In 2011, civil war erupted in Syria between the government of Bashar al-Assad and a coalition of rebel groups. As embattled government troops retreated across the country, a long-simmering social revolution exploded in the north of the country. The Kurdish-led People’s Defense Units took control of several key cities in Northern Syria. This revolution was extraordinary not only because of its successful embrace of multiculturalism in a country long fraught with ethnic violence, but because it heavily integrated feminism into its military structures. Women were required to hold military and civil positions parallel to men, enshrining in law gender equality. Worker co-ops were established across the country, enabling the revolution to combat racism, patriarchy and capitalism all at once. Currently, Rojava spans across a third of Syria and is made up of around 4.6 million people.

The achievements of the Rojava Revolution come against overwhelming odds. One of the first enemies of the revolution was the Islamic State group, which quickly expanded across Syria in 2013 and 2014. In 2014, the Kurdistan Workers’ Party, People’s Defense Units and the Women’s Protection Units (the all-female version of the People’s Defense Units) dramatically rescued 50,000 Yazidis trapped on Mount Sinjar from the clutches of the Islamic State group. In 2017, the People’s Defense Units and hundreds of international volunteers helped liberate Raqqa, the Islamic State group’s capital in Syria. Another threat to Rojava has been Turkey, which has invaded Syria multiple times to crush Kurdish resistance. According to Amnesty International, Turkish forces have committed numerous war crimes, and have also shut off food, water and electricity to the beleaguered anarchist enclave.

In spite of such great odds, Rojava has managed to create a functioning restorative justice system. In large part due to a prolonged ISIS insurgency, Rojava does have security forces: the Asayish and Civil Defense Forces. However, the group is made up of local community members and does not have a monopoly on violence. In addition to the gender equality enshrined in law, the Asayish even has a unique branch to deal with gender-based violence. Most disputes are settled by community members, who may spend months negotiating with the affected parties until both sides are satisfied. This process, which is often undertaken by the entire neighborhood, is restorative, unlike the brutal conditions inherent in the Western carceral systems. In the rare cases where issues need to be elevated to a higher court, the justices can be nominated by anyone and act through consensus, ensuring a fair and democratic legal process. Rojava has even begun to rehabilitate former Islamic State group prisoners of war by teaching them vocational skills like barbering, which help decrease the prison population of some cities.
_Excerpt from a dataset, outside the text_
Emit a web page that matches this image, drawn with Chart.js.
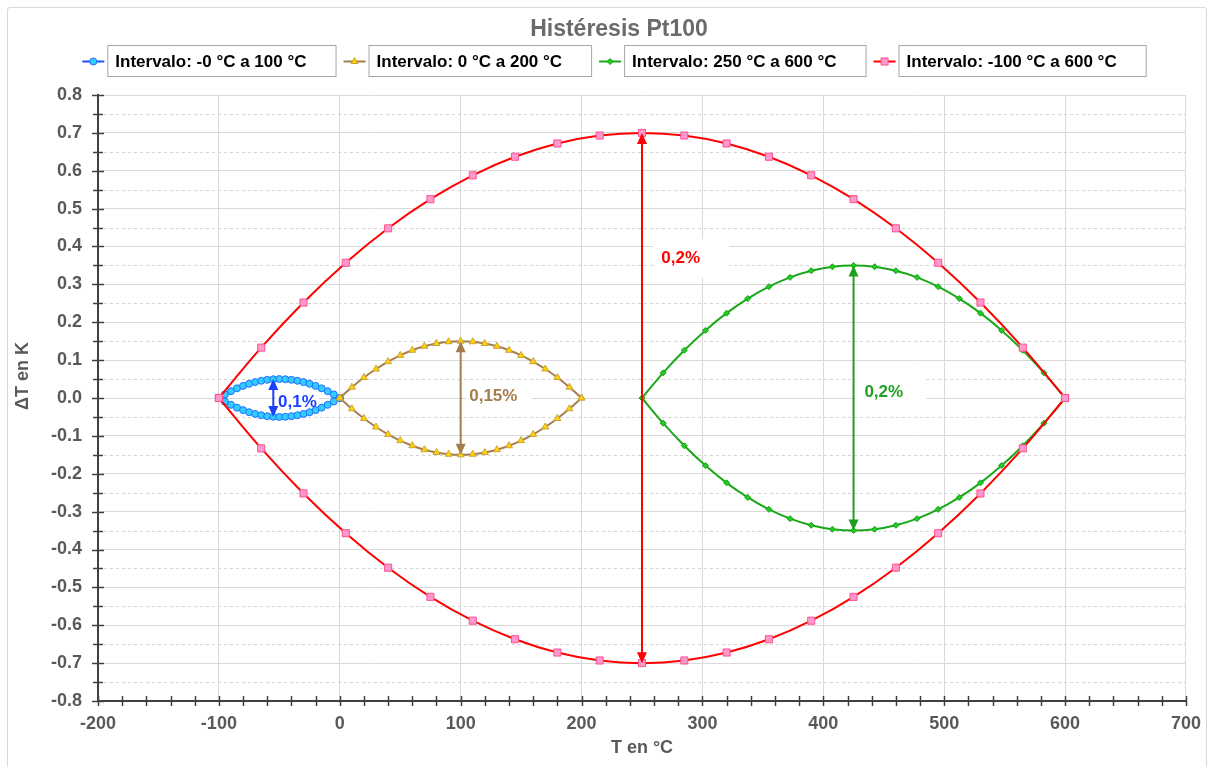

The trail blazed by Rojava could lead all of us to a better future. The values of local autonomy, Jineology, prison abolition, eco-socialism and multiculturalism are desperately needed in the U.S. As important as it is to forcefully overthrow the capitalist, racist and colonial systems of power that have characterized America since its inception, a better alternative is also needed. Rojava may just be that alternative.